Rows from a dataset of charts and code
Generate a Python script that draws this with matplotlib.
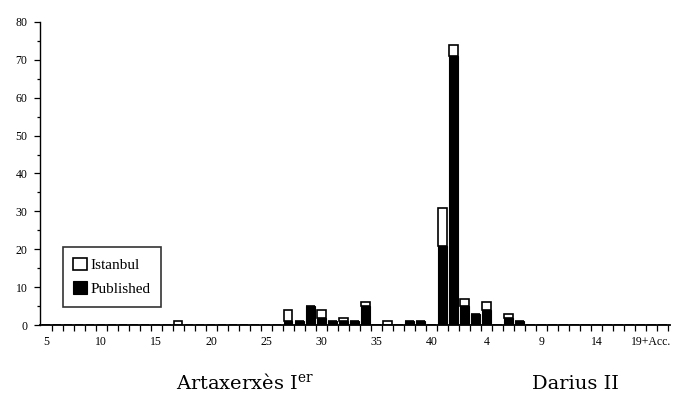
import numpy as np
import matplotlib.pyplot as plt

plt.rcParams['font.family'] = ['Liberation Serif', 'DejaVu Serif']
plt.rcParams['mathtext.fontset'] = 'dejavuserif'

# regnal years: Artaxerxes I 5..41, Darius II 1..19, accession
annees_art = list(range(5, 42))
annees_dar = list(range(1, 20))
annees = [f"A{a}" for a in annees_art] + [f"D{d}" for d in annees_dar] + ["Acc"]

# number of tablets per year
publies = {"A28": 1, "A27": 1, "A29": 5, "A30": 2, "A31": 1, "A32": 1, "A33": 1,
           "A34": 5, "A38": 1, "A39": 1, "A41": 21,
           "D1": 71, "D2": 5, "D3": 3, "D4": 4, "D6": 2, "D7": 1}
istanbul = {"A17": 1, "A27": 3, "A30": 2, "A32": 1, "A34": 1, "A36": 1,
            "A41": 10, "D1": 3, "D2": 2, "D4": 2, "D6": 1}

etiquettes_x = ["5", "10", "15", "20", "25", "30", "35", "40", "4", "9", "14", "19+Acc."]
pos_etiquettes = ["A5", "A10", "A15", "A20", "A25", "A30", "A35", "A40",
                  "D4", "D9", "D14", "D19"]


def main():
    x = np.arange(len(annees))
    pub = np.array([publies.get(a, 0) for a in annees])
    ist = np.array([istanbul.get(a, 0) for a in annees])

    fig = plt.figure(figsize=(6.77, 3.97), dpi=100)
    ax = fig.add_axes([0.059, 0.181, 0.931, 0.764])

    ax.bar(x, pub, width=0.78, color="black", edgecolor="black", linewidth=0.8,
           label="Published")
    ax.bar(x, ist, width=0.78, bottom=pub, color="white", edgecolor="black",
           linewidth=1.2, label="Istanbul")

    ax.set_xlim(-0.55, len(annees) - 0.3)
    ax.set_ylim(0, 80)
    ax.spines["top"].set_visible(False)
    ax.spines["right"].set_visible(False)
    ax.spines["left"].set_linewidth(1.0)
    ax.spines["bottom"].set_linewidth(1.3)

    ax.set_yticks(np.arange(0, 81, 10))
    ax.set_yticks(np.arange(0, 81, 5), minor=True)
    ax.set_xticks([annees.index(p) for p in pos_etiquettes])
    ax.set_xticklabels(etiquettes_x)
    ax.set_xticks(x + 0.5, minor=True)
    ax.tick_params(axis="both", which="both", direction="out", labelsize=8.5,
                   colors="black", width=0.9)
    ax.tick_params(axis="x", which="major", length=0, pad=8)
    ax.tick_params(axis="x", which="minor", length=4)
    ax.tick_params(axis="y", which="major", length=4, pad=5)
    ax.tick_params(axis="y", which="minor", length=2.5)

    poignees, noms = ax.get_legend_handles_labels()
    leg = ax.legend(poignees[::-1], noms[::-1], loc="upper left",
                    bbox_to_anchor=(0.036, 0.258), fancybox=False,
                    edgecolor="black", fontsize=11, handlelength=0.9,
                    handleheight=0.9, handletextpad=0.2, borderpad=0.7,
                    labelspacing=0.6, borderaxespad=0)
    leg.get_frame().set_linewidth(1.2)

    fig.text(0.362, 0.02, r"Artaxerxès I$^{\mathrm{er}}$", ha="center",
             fontsize=14, family="DejaVu Serif")
    fig.text(0.85, 0.02, "Darius II", ha="center", fontsize=14,
             family="DejaVu Serif")

    fig.savefig("out.png", dpi=100)


if __name__ == "__main__":
    main()
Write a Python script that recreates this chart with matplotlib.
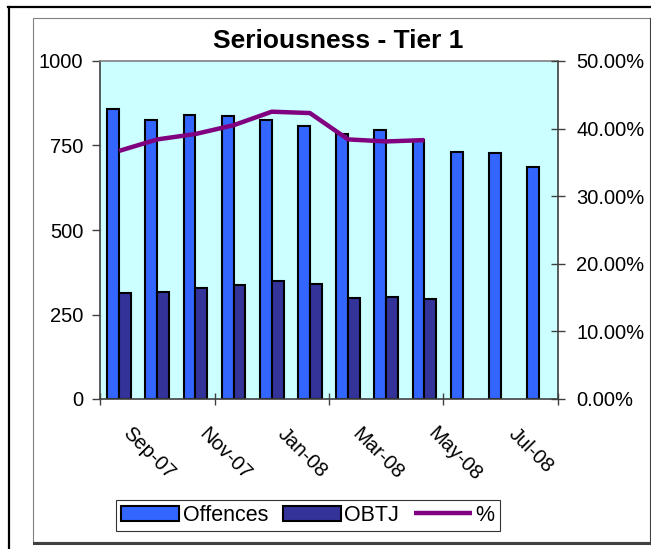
import numpy as np
import matplotlib.pyplot as plt
from matplotlib.patches import Rectangle
from matplotlib.lines import Line2D
from matplotlib.ticker import PercentFormatter
from matplotlib.transforms import ScaledTranslation

plt.rcParams['font.family'] = ['Liberation Sans', 'DejaVu Sans']

months = ['Aug-07', 'Sep-07', 'Oct-07', 'Nov-07', 'Dec-07', 'Jan-08',
          'Feb-08', 'Mar-08', 'Apr-08', 'May-08', 'Jun-08', 'Jul-08']
offences = [857, 825, 839, 837, 825, 808, 784, 795, 766, 731, 727, 687]
obtj = [314, 316, 328, 338, 350, 340, 300, 302, 296]
pct = [0.367, 0.384, 0.392, 0.405, 0.425, 0.423, 0.384, 0.381, 0.383]

fig = plt.figure(figsize=(6.51, 5.49), dpi=100)

# page frame and chart area (with Excel style shadow)
W, H = 651, 549
fig.add_artist(Line2D([8/W, 1], [1-7/H, 1-7/H], color='black', lw=1.6, zorder=-5))
fig.add_artist(Line2D([9/W, 9/W], [0, 1-7/H], color='black', lw=1.6, zorder=-5))
fig.add_artist(Rectangle((33/W, 1-542/H), (650-33)/W, (542-18)/H,
                         facecolor='white', edgecolor='#808080', lw=0.8, zorder=-10))
fig.add_artist(Line2D([34/W, 651/W], [1-542.5/H, 1-542.5/H], color='#404040', lw=2.2, zorder=-5))
fig.add_artist(Line2D([650.5/W, 650.5/W], [1-542/H, 1-19/H], color='#404040', lw=2.2, zorder=-5))

ax = fig.add_axes([100/W, 1-399/H, (558-100)/W, (399-61)/H])
ax.set_facecolor('#CCFFFF')

x = np.arange(len(months))
bw = 0.31
ax.bar(x - bw/2, offences, bw, color='#3366FF', edgecolor='black', lw=1.5,
       label='Offences', zorder=2)
ax.bar(x[:len(obtj)] + bw/2, obtj, bw, color='#333399', edgecolor='black', lw=1.5,
       label='OBTJ', zorder=2)

ax.set_xlim(-0.5, len(months) - 0.5)
ax.set_ylim(0, 1000)
ax.set_yticks([0, 250, 500, 750, 1000])
ax.set_xticks(x[1::2], months[1::2])
ax.set_xticks([-0.5, 2.5, 5.5, 8.5, 11.5], minor=True)
ax.tick_params(axis='x', which='major', length=0, pad=18, labelsize=14.5,
               labelrotation=-45)
shift = ScaledTranslation(-0.08, 0, fig.dpi_scale_trans)
for lab in ax.get_xticklabels():
    lab.set_ha('center')
    lab.set_transform(lab.get_transform() + shift)
ax.tick_params(axis='x', which='minor', direction='inout', length=9, width=1,
               color='#404040')
ax.tick_params(axis='y', direction='out', length=6, width=1, pad=6,
               labelsize=14.5, color='#404040')

for s in ['left', 'bottom', 'right']:
    ax.spines[s].set_color('#404040')
    ax.spines[s].set_linewidth(1.2)
ax.spines['top'].set_color('#808080')
ax.spines['top'].set_linewidth(1.2)

ax2 = ax.twinx()
ax2.plot(x[:len(pct)], pct, color='#800080', lw=3.2, label='%', zorder=3,
         solid_capstyle='butt')
ax2.set_ylim(0, 0.5)
ax2.set_yticks([0, 0.1, 0.2, 0.3, 0.4, 0.5])
ax2.yaxis.set_major_formatter(PercentFormatter(1.0, decimals=2))
ax2.tick_params(axis='y', direction='inout', length=10, width=1, pad=8,
                labelsize=14.5, color='#404040')
for s in ax2.spines.values():
    s.set_visible(False)

fig.text(338/W, 1-41/H, 'Seriousness - Tier 1', ha='center', va='center',
         fontsize=19, fontweight='bold')

h1, l1 = ax.get_legend_handles_labels()
h2, l2 = ax2.get_legend_handles_labels()
leg = fig.legend(h1 + h2, l1 + l2, loc='center', bbox_to_anchor=(308/W, 1-515.5/H),
                 ncol=3, fontsize=15.5, frameon=True, fancybox=False,
                 edgecolor='black', handlelength=2.7, handletextpad=0.15,
                 columnspacing=0.7, borderpad=0.25, borderaxespad=0)
leg.get_frame().set_linewidth(0.8)

fig.savefig('out.png', dpi=100)
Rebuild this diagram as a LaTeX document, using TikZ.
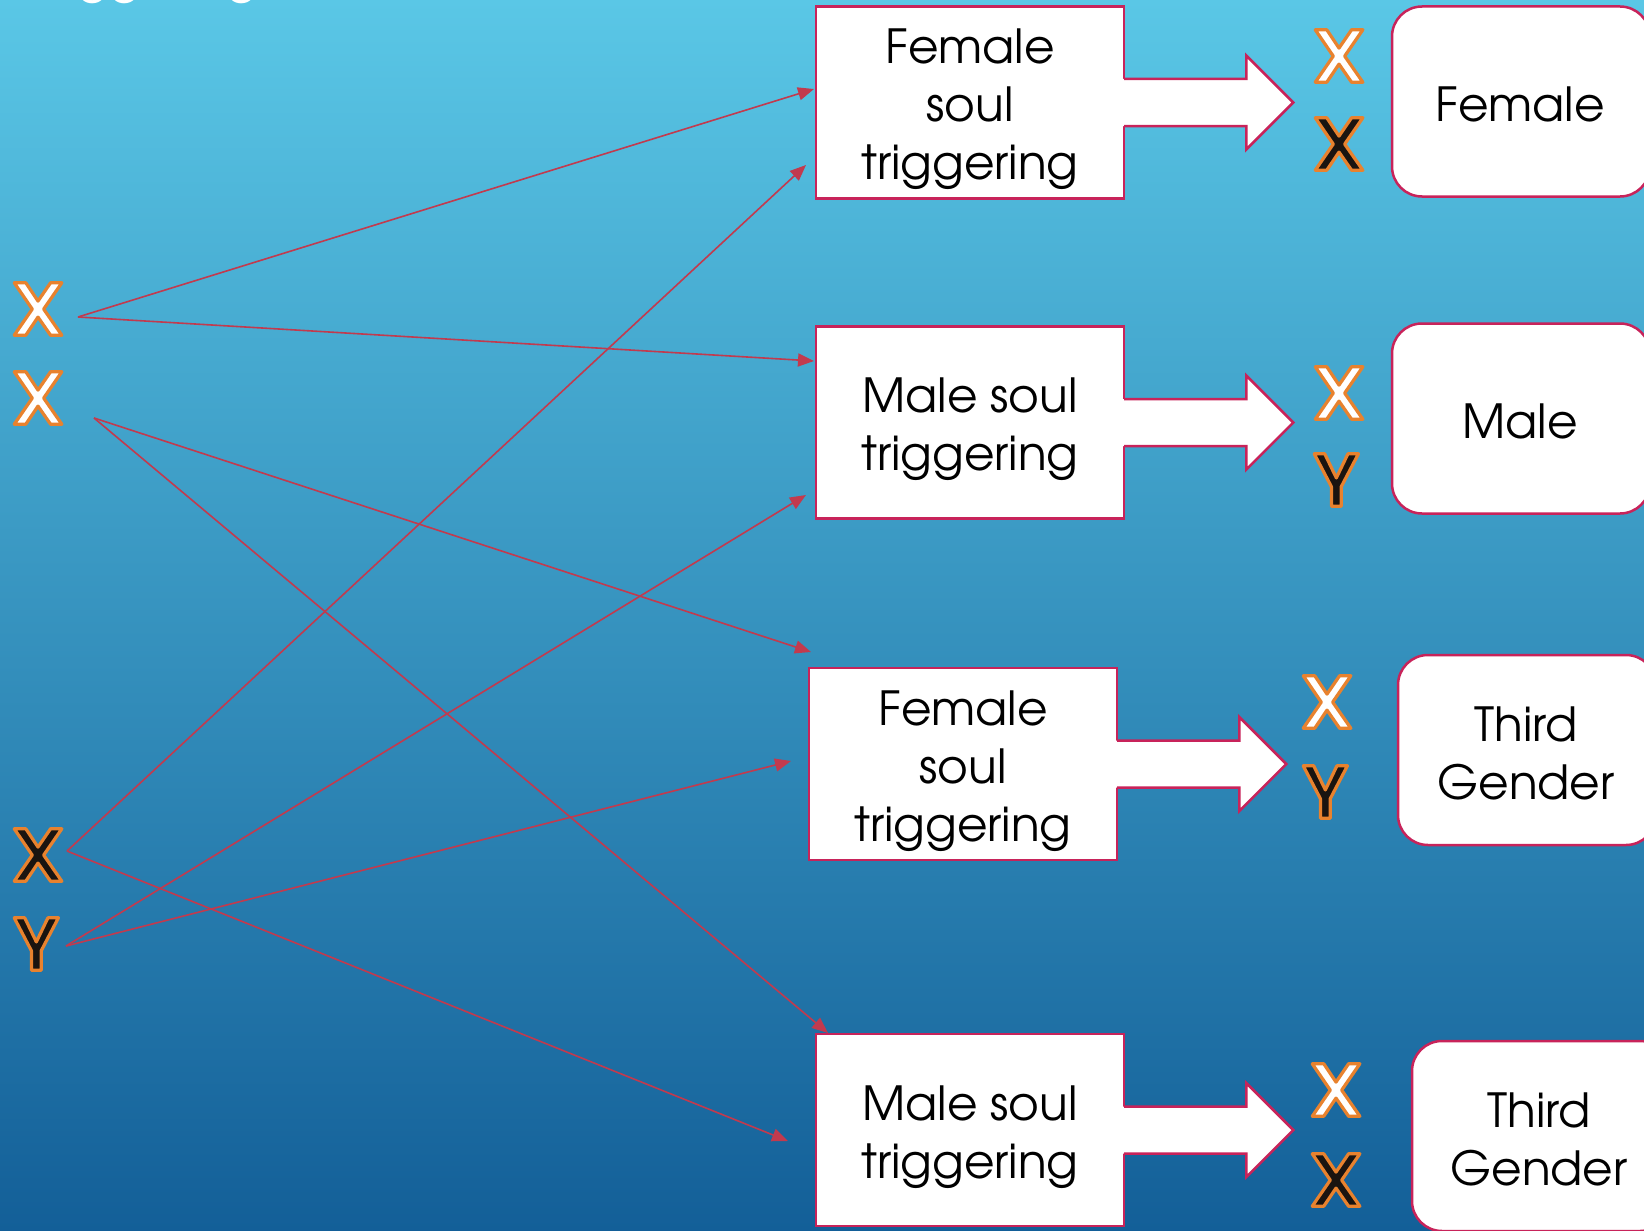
\documentclass[tikz,border=0pt]{standalone}
\usepackage{fontspec}
\setmainfont{TeX Gyre Adventor}
\usetikzlibrary{arrows.meta,calc}
\definecolor{bgtop}{HTML}{5AC7E6}
\definecolor{bgbot}{HTML}{135F98}
\definecolor{crim}{HTML}{C8235A}
\definecolor{lred}{HTML}{C23A4E}
\definecolor{lorange}{HTML}{E8822E}
\definecolor{pblack}{HTML}{1A1410}
\newcommand\outl[1]{\special{pdf:literal direct 2 Tr 3.2 w 1 j 0.91 0.51 0.18 RG}#1\special{pdf:literal direct 0 Tr}}
\newcommand\blockarrow[1]{%
  \fill[white] ($(#1.east)+(-4,-23.5)$) -- ($(#1.east)+(121,-23.5)$) -- ($(#1.east)+(121,-47)$) -- ($(#1.east)+(168,0)$) -- ($(#1.east)+(121,47)$) -- ($(#1.east)+(121,23.5)$) -- ($(#1.east)+(-4,23.5)$) -- cycle;
  \draw[blk] ($(#1.east)+(-1.25,-23.5)$) -- ($(#1.east)+(121,-23.5)$) -- ($(#1.east)+(121,-47)$) -- ($(#1.east)+(168,0)$) -- ($(#1.east)+(121,47)$) -- ($(#1.east)+(121,23.5)$) -- ($(#1.east)+(-1.25,23.5)$);}
\begin{document}
\begin{tikzpicture}[x=1pt,y=-1pt,
  sbox/.style={draw=crim,line width=2.5pt,fill=white,minimum width=308pt,minimum height=192pt,inner sep=0pt},
  btext/.style={align=center,font=\fontsize{47}{58}\selectfont,inner sep=0pt},
  rbox/.style={sbox,rounded corners=30pt,minimum width=258pt,minimum height=190pt},
  wl/.style={inner sep=0pt,font=\fontsize{71}{71}\selectfont\bfseries,text=white},
  bl/.style={wl,text=pblack},
  conn/.style={draw=lred,line width=1.6pt,-{Triangle[length=16pt,width=13pt]}},
  blk/.style={draw=crim,line width=2.5pt,line join=miter}
]
\useasboundingbox (0,0) rectangle (1644,1231);
\clip (0,0) rectangle (1644,1231);
\shade[top color=bgtop,bottom color=bgbot] (0,0) rectangle (1644,1231);

\node[anchor=base west,text=white,font=\fontsize{48}{48}\selectfont,inner sep=0pt] (ttl) at (36,-6) {triggering};

% boxes
\node[sbox] (b1) at (970,102.5) {};
\node[sbox] (b2) at (970,422.5) {};
\node[sbox] (b3) at (963,764) {};
\node[sbox] (b4) at (970,1130) {};
\node[btext] (t1) at ($(b1)+(0,7)$) {Female\\soul\\triggering};
\node[btext] (t2) at ($(b2)+(0,7)$) {Male soul\\triggering};
\node[btext] (t3) at ($(b3)+(0,7)$) {Female\\soul\\triggering};
\node[btext] (t4) at ($(b4)+(0,7)$) {Male soul\\triggering};

\blockarrow{b1}
\blockarrow{b2}
\blockarrow{b3}
\blockarrow{b4}

% result boxes
\node[rbox] (r1) at (1521,101.5) {};
\node[rbox] (r2) at (1521,418.5) {};
\node[rbox] (r3) at (1527,750) {};
\node[rbox] (r4) at (1541,1136) {};
\node[btext] (s1) at ($(r1)+(-1,3)$) {Female};
\node[btext] (s2) at ($(r2)+(-1,3)$) {Male};
\node[btext] (s3) at ($(r3)+(-1,3)$) {Third\\Gender};
\node[btext] (s4) at ($(r4)+(-2,3)$) {Third\\Gender};

% right letters
\node[wl] (rx1) at (1339,56) {\outl{X}};
\node[bl] (rx2) at (1339,144) {\outl{X}};
\node[wl] (rx3) at (1339,393) {\outl{X}};
\node[bl] (ry3) at (1336,480) {\outl{Y}};
\node[wl] (rx5) at (1327,702) {\outl{X}};
\node[bl] (ry5) at (1325,792) {\outl{Y}};
\node[wl] (rx7) at (1336,1090) {\outl{X}};
\node[bl] (rx8) at (1336,1180) {\outl{X}};

% left letters
\node[wl] (x1) at (38,309) {\outl{X}};
\node[wl] (x2) at (38,398) {\outl{X}};
\node[bl] (x3) at (38,855) {\outl{X}};
\node[bl] (y1) at (36,944) {\outl{Y}};

% connector ends
\coordinate (x1o) at (78,317);
\coordinate (x2o) at (94,418);
\coordinate (x3o) at (67,851);
\coordinate (y1o) at (66,946);
\coordinate (e1) at (814,89);
\coordinate (e2) at (814,361);
\coordinate (e3) at (811,652);
\coordinate (e4) at (828,1033);
\coordinate (e5) at (806,165);
\coordinate (e6) at (788,1141);
\coordinate (e7) at (806,495);
\coordinate (e8) at (791,761);

\draw[conn] (x1o) -- (e1);
\draw[conn] (x1o) -- (e2);
\draw[conn] (x2o) -- (e3);
\draw[conn] (x2o) -- (e4);
\draw[conn] (x3o) -- (e5);
\draw[conn] (x3o) -- (e6);
\draw[conn] (y1o) -- (e7);
\draw[conn] (y1o) -- (e8);
\end{tikzpicture}
\end{document}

# Written task
Please reproduce, word for word, every line from the first line of the records above through the line containing "a in annees_art]", and leave out the pictures.

# Correct answer
Generate a Python script that draws this with matplotlib.
import numpy as np
import matplotlib.pyplot as plt

plt.rcParams['font.family'] = ['Liberation Serif', 'DejaVu Serif']
plt.rcParams['mathtext.fontset'] = 'dejavuserif'

# regnal years: Artaxerxes I 5..41, Darius II 1..19, accession
annees_art = list(range(5, 42))
annees_dar = list(range(1, 20))
annees = [f"A{a}" for a in annees_art] + [f"D{d}" for d in annees_dar] + ["Acc"]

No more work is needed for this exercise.